TASK DESCRIPTION —
Output the material below unchanged, apart from leaving out the pictures.

DATA EXCERPT —
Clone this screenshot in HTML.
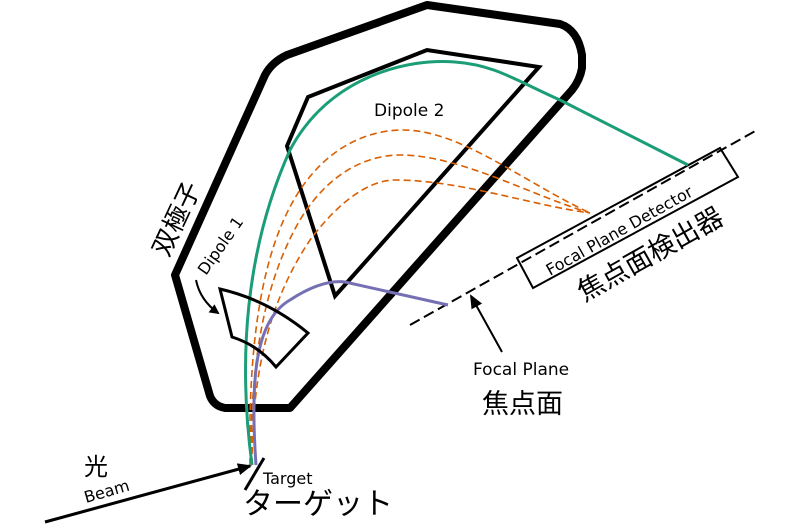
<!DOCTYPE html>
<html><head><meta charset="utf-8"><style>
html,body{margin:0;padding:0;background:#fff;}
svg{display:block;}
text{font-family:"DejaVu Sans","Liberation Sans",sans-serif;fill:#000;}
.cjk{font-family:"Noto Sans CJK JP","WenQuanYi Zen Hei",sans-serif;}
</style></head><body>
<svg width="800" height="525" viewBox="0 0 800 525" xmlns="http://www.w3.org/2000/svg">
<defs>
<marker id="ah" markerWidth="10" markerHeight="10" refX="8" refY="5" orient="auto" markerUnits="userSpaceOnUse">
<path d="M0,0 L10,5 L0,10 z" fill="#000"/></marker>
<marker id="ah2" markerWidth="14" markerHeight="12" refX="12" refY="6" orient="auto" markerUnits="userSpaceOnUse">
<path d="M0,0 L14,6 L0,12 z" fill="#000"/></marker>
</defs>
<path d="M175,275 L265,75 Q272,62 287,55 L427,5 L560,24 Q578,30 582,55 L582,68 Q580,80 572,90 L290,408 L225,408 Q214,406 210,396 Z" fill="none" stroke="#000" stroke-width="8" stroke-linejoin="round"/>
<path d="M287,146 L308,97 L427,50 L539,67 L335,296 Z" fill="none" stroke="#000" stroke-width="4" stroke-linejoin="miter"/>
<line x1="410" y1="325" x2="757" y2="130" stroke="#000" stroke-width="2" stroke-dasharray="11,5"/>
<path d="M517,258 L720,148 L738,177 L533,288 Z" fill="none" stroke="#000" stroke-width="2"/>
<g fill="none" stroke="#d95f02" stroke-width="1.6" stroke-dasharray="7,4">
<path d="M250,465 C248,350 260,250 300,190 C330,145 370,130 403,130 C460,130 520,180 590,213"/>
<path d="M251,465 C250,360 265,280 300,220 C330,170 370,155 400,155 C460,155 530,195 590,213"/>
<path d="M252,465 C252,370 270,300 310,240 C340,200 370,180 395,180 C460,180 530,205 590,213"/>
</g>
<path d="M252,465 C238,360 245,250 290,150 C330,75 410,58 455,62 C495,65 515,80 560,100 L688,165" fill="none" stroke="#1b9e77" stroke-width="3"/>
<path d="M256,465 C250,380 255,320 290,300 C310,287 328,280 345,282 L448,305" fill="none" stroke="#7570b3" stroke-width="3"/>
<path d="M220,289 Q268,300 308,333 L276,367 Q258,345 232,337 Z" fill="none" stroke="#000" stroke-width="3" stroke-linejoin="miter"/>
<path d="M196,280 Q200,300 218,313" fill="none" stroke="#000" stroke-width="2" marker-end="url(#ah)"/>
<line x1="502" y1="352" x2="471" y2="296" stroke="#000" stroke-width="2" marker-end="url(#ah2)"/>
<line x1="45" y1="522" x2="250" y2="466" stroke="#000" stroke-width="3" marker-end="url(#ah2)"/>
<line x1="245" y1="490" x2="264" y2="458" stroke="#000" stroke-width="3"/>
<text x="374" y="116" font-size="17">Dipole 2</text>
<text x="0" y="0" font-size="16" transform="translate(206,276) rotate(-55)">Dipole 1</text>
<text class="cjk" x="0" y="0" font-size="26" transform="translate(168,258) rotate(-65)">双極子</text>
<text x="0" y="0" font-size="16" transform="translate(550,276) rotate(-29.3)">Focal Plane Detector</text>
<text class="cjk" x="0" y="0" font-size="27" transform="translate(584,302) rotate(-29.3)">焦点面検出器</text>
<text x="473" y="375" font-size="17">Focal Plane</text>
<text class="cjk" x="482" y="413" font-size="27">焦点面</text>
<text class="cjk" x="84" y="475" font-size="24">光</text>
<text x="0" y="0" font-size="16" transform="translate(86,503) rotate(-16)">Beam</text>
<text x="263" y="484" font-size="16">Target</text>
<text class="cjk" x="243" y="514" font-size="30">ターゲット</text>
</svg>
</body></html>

CORRECT ANSWER —
Clone this screenshot in HTML.
<!DOCTYPE html>
<html><head><meta charset="utf-8"><style>
html,body{margin:0;padding:0;background:#fff;}
svg{display:block;}
text{font-family:"DejaVu Sans","Liberation Sans",sans-serif;fill:#000;}
.cjk{font-family:"Noto Sans CJK JP","WenQuanYi Zen Hei",sans-serif;}
</style></head><body>
<svg width="800" height="525" viewBox="0 0 800 525" xmlns="http://www.w3.org/2000/svg">
<defs>
<marker id="ah" markerWidth="10" markerHeight="10" refX="8" refY="5" orient="auto" markerUnits="userSpaceOnUse">
<path d="M0,0 L10,5 L0,10 z" fill="#000"/></marker>
<marker id="ah2" markerWidth="14" markerHeight="12" refX="12" refY="6" orient="auto" markerUnits="userSpaceOnUse">
<path d="M0,0 L14,6 L0,12 z" fill="#000"/></marker>
</defs>
<path d="M175,275 L265,75 Q272,62 287,55 L427,5 L560,24 Q578,30 582,55 L582,68 Q580,80 572,90 L290,408 L225,408 Q214,406 210,396 Z" fill="none" stroke="#000" stroke-width="8" stroke-linejoin="round"/>
<path d="M287,146 L308,97 L427,50 L539,67 L335,296 Z" fill="none" stroke="#000" stroke-width="4" stroke-linejoin="miter"/>
<line x1="410" y1="325" x2="757" y2="130" stroke="#000" stroke-width="2" stroke-dasharray="11,5"/>
<path d="M517,258 L720,148 L738,177 L533,288 Z" fill="none" stroke="#000" stroke-width="2"/>
<g fill="none" stroke="#d95f02" stroke-width="1.6" stroke-dasharray="7,4">
<path d="M250,465 C248,350 260,250 300,190 C330,145 370,130 403,130 C460,130 520,180 590,213"/>
<path d="M251,465 C250,360 265,280 300,220 C330,170 370,155 400,155 C460,155 530,195 590,213"/>
<path d="M252,465 C252,370 270,300 310,240 C340,200 370,180 395,180 C460,180 530,205 590,213"/>
</g>
<path d="M252,465 C238,360 245,250 290,150 C330,75 410,58 455,62 C495,65 515,80 560,100 L688,165" fill="none" stroke="#1b9e77" stroke-width="3"/>
<path d="M256,465 C250,380 255,320 290,300 C310,287 328,280 345,282 L448,305" fill="none" stroke="#7570b3" stroke-width="3"/>
<path d="M220,289 Q268,300 308,333 L276,367 Q258,345 232,337 Z" fill="none" stroke="#000" stroke-width="3" stroke-linejoin="miter"/>
<path d="M196,280 Q200,300 218,313" fill="none" stroke="#000" stroke-width="2" marker-end="url(#ah)"/>
<line x1="502" y1="352" x2="471" y2="296" stroke="#000" stroke-width="2" marker-end="url(#ah2)"/>
<line x1="45" y1="522" x2="250" y2="466" stroke="#000" stroke-width="3" marker-end="url(#ah2)"/>
<line x1="245" y1="490" x2="264" y2="458" stroke="#000" stroke-width="3"/>
<text x="374" y="116" font-size="17">Dipole 2</text>
<text x="0" y="0" font-size="16" transform="translate(206,276) rotate(-55)">Dipole 1</text>
<text class="cjk" x="0" y="0" font-size="26" transform="translate(168,258) rotate(-65)">双極子</text>
<text x="0" y="0" font-size="16" transform="translate(550,276) rotate(-29.3)">Focal Plane Detector</text>
<text class="cjk" x="0" y="0" font-size="27" transform="translate(584,302) rotate(-29.3)">焦点面検出器</text>
<text x="473" y="375" font-size="17">Focal Plane</text>
<text class="cjk" x="482" y="413" font-size="27">焦点面</text>
<text class="cjk" x="84" y="475" font-size="24">光</text>
<text x="0" y="0" font-size="16" transform="translate(86,503) rotate(-16)">Beam</text>
<text x="263" y="484" font-size="16">Target</text>
<text class="cjk" x="243" y="514" font-size="30">ターゲット</text>
</svg>
</body></html>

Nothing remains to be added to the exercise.